Sadly, War for the Planet of the Apes represents a caliber of blockbuster that is rarely constructed in the modern era. Harkening back to an age where big money did not equate to dumbed-down, internationally-minded storytelling; where it was ok if blockbusters had something of substance to say; where men could wander the desert in search of meaning and vengeance and the two became irreparably tangled; where war epics questioned the maddening bug of war rather than bathe in its tracer-fire glory. Matt Reeves does just that; he basks in emotional complexity where his peers avoid it outright; he invests resources in character development over busied action spectacle. In short, he challenges normative assumptions of what a blockbuster can be and in doing so makes a blockbuster that will exist as a standard bearer for what the genre can be. Indeed, he has raised the bar.

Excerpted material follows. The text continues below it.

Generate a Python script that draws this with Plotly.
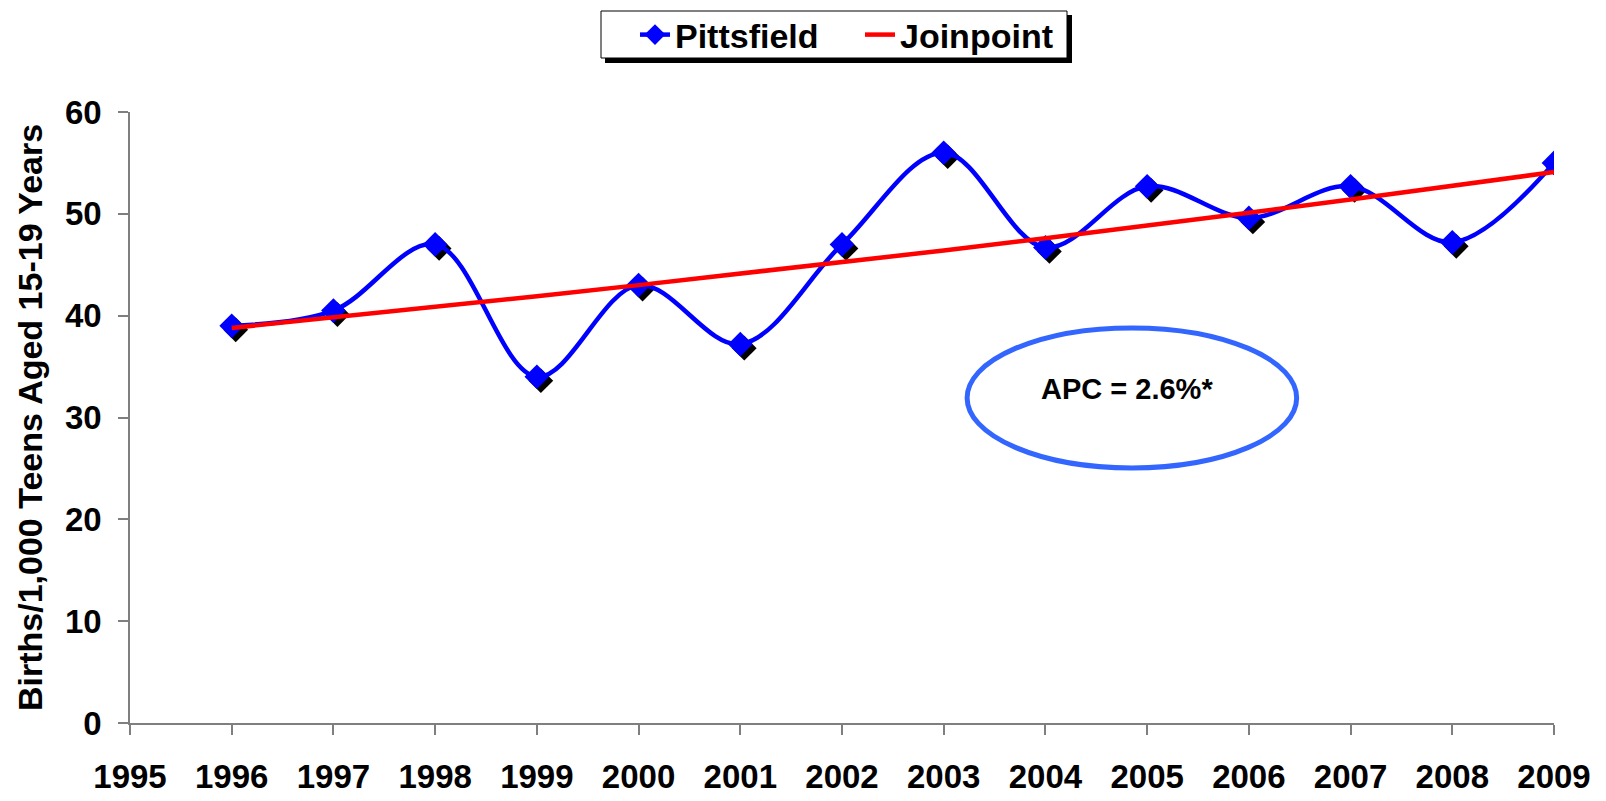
import plotly.graph_objects as go

# ---- data ----
years = [1996, 1997, 1998, 1999, 2000, 2001, 2002, 2003, 2004, 2005, 2006, 2007, 2008, 2009]
pittsfield = [39.0, 40.5, 47.0, 34.0, 43.0, 37.2, 47.0, 56.0, 46.7, 52.7, 49.6, 52.7, 47.2, 55.0]
joinpoint = [38.8, 39.8, 40.8, 41.9, 43.0, 44.1, 45.2, 46.4, 47.6, 48.8, 50.1, 51.4, 52.7, 54.1]
tick_years = [1995, 1996, 1997, 1998, 1999, 2000, 2001, 2002, 2003, 2004, 2005, 2006, 2007, 2008, 2009]
y_ticks = [0, 10, 20, 30, 40, 50, 60]
y_title = "Births/1,000 Teens Aged 15-19 Years"
apc_label = "APC = 2.6%*"

# ---- style / geometry ----
FONT = "Liberation Sans, Arial, sans-serif"
X_RANGE = [1995, 2009]
Y_RANGE = [0, 60]
FIG_W, FIG_H = 1606, 801
PLOT_L, PLOT_R, PLOT_T, PLOT_B = 130, 1554, 112, 723   # page pixels of plot area
PW, PH = PLOT_R - PLOT_L, PLOT_B - PLOT_T
PX_PER_YEAR = PW / 14
PX_PER_UNIT = PH / 60
SHADOW_PX = 4
dx = SHADOW_PX / PX_PER_YEAR
dy = SHADOW_PX / PX_PER_UNIT
AXIS_COLOR = "#7F7F7F"


def px_x(p):
    return (p - PLOT_L) / PW


def px_y(p):
    return (PLOT_B - p) / PH


fig = go.Figure()

# shadow of markers (on hidden, shifted base axes)
fig.add_trace(go.Scatter(
    x=years, y=pittsfield, mode="markers", showlegend=False, hoverinfo="skip",
    marker=dict(symbol="diamond", size=19, color="black"),
    xaxis="x", yaxis="y"))

fig.add_trace(go.Scatter(
    x=years, y=pittsfield, mode="lines+markers", name="Pittsfield",
    line=dict(color="#0000FF", width=4.5, shape="spline", smoothing=1.0),
    marker=dict(symbol="diamond", size=19, color="#0000FF"),
    xaxis="x2", yaxis="y2"))

fig.add_trace(go.Scatter(
    x=years, y=joinpoint, mode="lines", name="Joinpoint",
    line=dict(color="#FF0000", width=4.5),
    xaxis="x2", yaxis="y2"))

fig.update_layout(
    width=FIG_W, height=FIG_H,
    margin=dict(l=PLOT_L, r=FIG_W - PLOT_R, t=PLOT_T, b=FIG_H - PLOT_B, autoexpand=False),
    paper_bgcolor="white", plot_bgcolor="white",
    font=dict(family=FONT, color="black"),
    showlegend=True,
    xaxis=dict(range=[X_RANGE[0] - dx, X_RANGE[1] - dx], visible=False, fixedrange=True),
    yaxis=dict(range=[Y_RANGE[0] + dy, Y_RANGE[1] + dy], visible=False, fixedrange=True),
    xaxis2=dict(
        overlaying="x", anchor="y2", range=X_RANGE,
        tickmode="array", tickvals=tick_years, ticktext=[str(t) for t in tick_years],
        ticks="outside", ticklen=10, tickwidth=1.5, tickcolor=AXIS_COLOR,
        showline=True, linecolor=AXIS_COLOR, linewidth=1.5,
        showgrid=False, zeroline=False,
        tickfont=dict(family=FONT, size=33, weight="bold", color="black"),
        ticklabelstandoff=14,
    ),
    yaxis2=dict(
        overlaying="y", anchor="x2", range=Y_RANGE,
        tickmode="array", tickvals=y_ticks,
        ticks="outside", ticklen=10, tickwidth=1.5, tickcolor=AXIS_COLOR,
        showline=True, linecolor=AXIS_COLOR, linewidth=1.5,
        showgrid=False, zeroline=False,
        tickfont=dict(family=FONT, size=33, weight="bold", color="black"),
        ticklabelstandoff=10,
    ),
    legend=dict(
        orientation="h", x=px_x(635), xanchor="left", y=px_y(35), yanchor="middle",
        bgcolor="rgba(0,0,0,0)", borderwidth=0,
        font=dict(family=FONT, size=34, weight="bold", color="black"),
        itemwidth=30, entrywidth=180,
    ),
)

# y-axis title (rotated text placed beside the axis)
fig.add_annotation(x=px_x(30), y=px_y(418), xref="paper", yref="paper",
                   text=y_title, textangle=-90, showarrow=False,
                   xanchor="center", yanchor="middle",
                   font=dict(family=FONT, size=34, weight="bold", color="black"))

# legend box with drop shadow
fig.add_shape(type="rect", xref="paper", yref="paper",
              x0=px_x(605), x1=px_x(1072), y0=px_y(63), y1=px_y(15),
              fillcolor="black", line=dict(width=0), layer="above")
fig.add_shape(type="rect", xref="paper", yref="paper",
              x0=px_x(601), x1=px_x(1067), y0=px_y(58), y1=px_y(11),
              fillcolor="white", line=dict(color="black", width=1), layer="above")

# APC ellipse + label
fig.add_shape(type="circle", xref="x2", yref="y2",
              x0=2003.23, x1=2006.47, y0=25.05, y1=38.8,
              line=dict(color="#3366FF", width=5), fillcolor="rgba(0,0,0,0)")
fig.add_annotation(x=2004.80, y=32.8, xref="x2", yref="y2", text=apc_label,
                   showarrow=False,
                   font=dict(family=FONT, size=29, weight="bold", color="black"))

fig.write_html("out.html", config={"displayModeBar": False},
               post_script="document.body.style.margin='0';")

CONCLUSION: A masterclass in blockbuster filmmaking, ‘War for the Planet of the Apes’ is that improbably rare summer movie that forces you to think, feel and interact with it on the same level as the medium’s best dramas. Thoughtful, contemplative and deeply felt, Matt Reeve’s threequel marries peerless technological feats with sumptuous storytelling while Andy Serkis is sublime as king of kongs Caesar. A perfectly rendered capstone, ‘War’ closes out the Apes prequel series in extraordinary fashion, qualifying it as the best trilogy of the 21st century.